I am a bit confused about how the conditional expectation works under operations. I've seen steps such as
$(E[\theta | X])^2 = E[\theta^2 | x]$
Done in proofs without much explanation. My question is, under what conditions is
$h(E[\theta | X]) = E[h(\theta) | X]$
And if you could add an intuitive explanation to it that would be great!

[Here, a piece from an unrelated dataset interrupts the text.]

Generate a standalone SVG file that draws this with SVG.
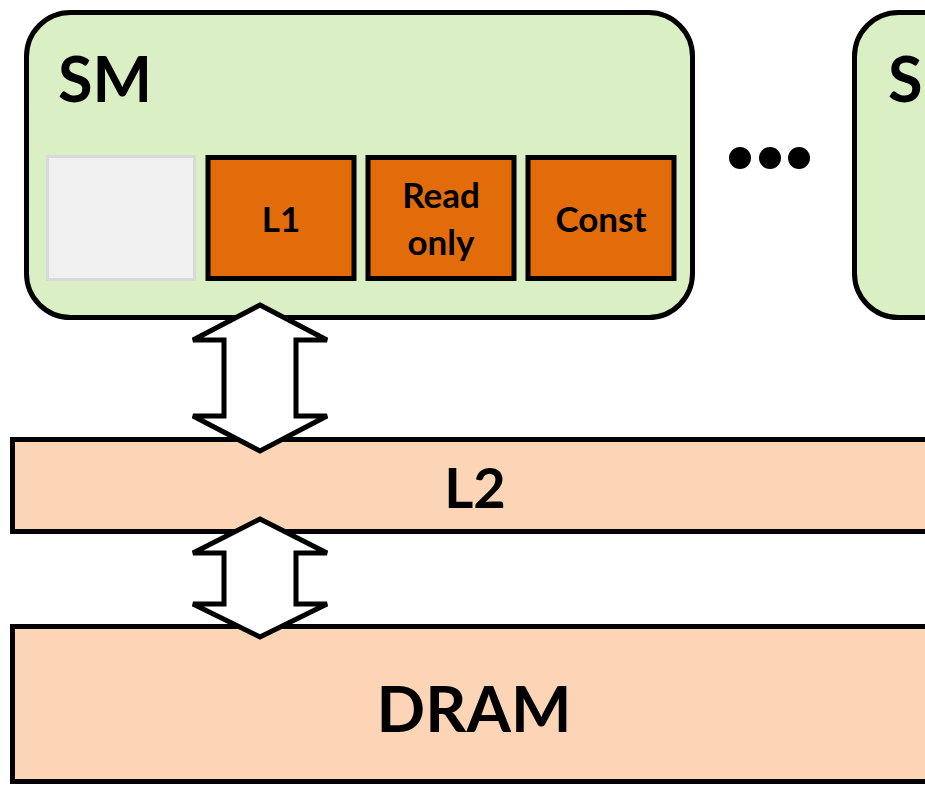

Recall that the conditional variance of $\theta$ given $X$ is defined as $$Var(\theta|X)=E[\theta^2 | X] - E[\theta | X]^2$$ So $E[\theta^2 | X]=E[\theta|X]^2$ would imply, that the distribution of $\theta$ given $X=x$ will have $0$ variance for all values of $x$, implying that $P(\theta = C_x |\: X=x) = 1$, where $C_x=E[\theta | X=x]\:$. Now suppose that $X$ is a continous random variable with density $f_X$, then $$P(\theta = E[\theta | X]) = \int_\mathbb{R} P(\theta = E[\theta | X]|X=x)f_X(x)dx =\int_\mathbb{R}f_X(x)dx = 1 $$ (a similar argument holds when $X$ is discrete) Which means that the identity $E[\theta^2 | X]=E[\theta|X]^2$ can only hold, when $\theta$ is almost surely a function of $X$. Writing $\theta = f(X)$ we always have that $$E[f(X) | X] = f(X)$$ for any function $f$, and therefore $$E[h(f(X)) | X] = h(f(X)) = h(E[f(X)|X])$$ for all functions $h$. There might be other cases where $E[h(\theta) | X]=h(E[\theta | X])$, but as others have mentioned, this is rarely the case. An important case however, is when $h$ is a linear function, since conditional expectation is linear.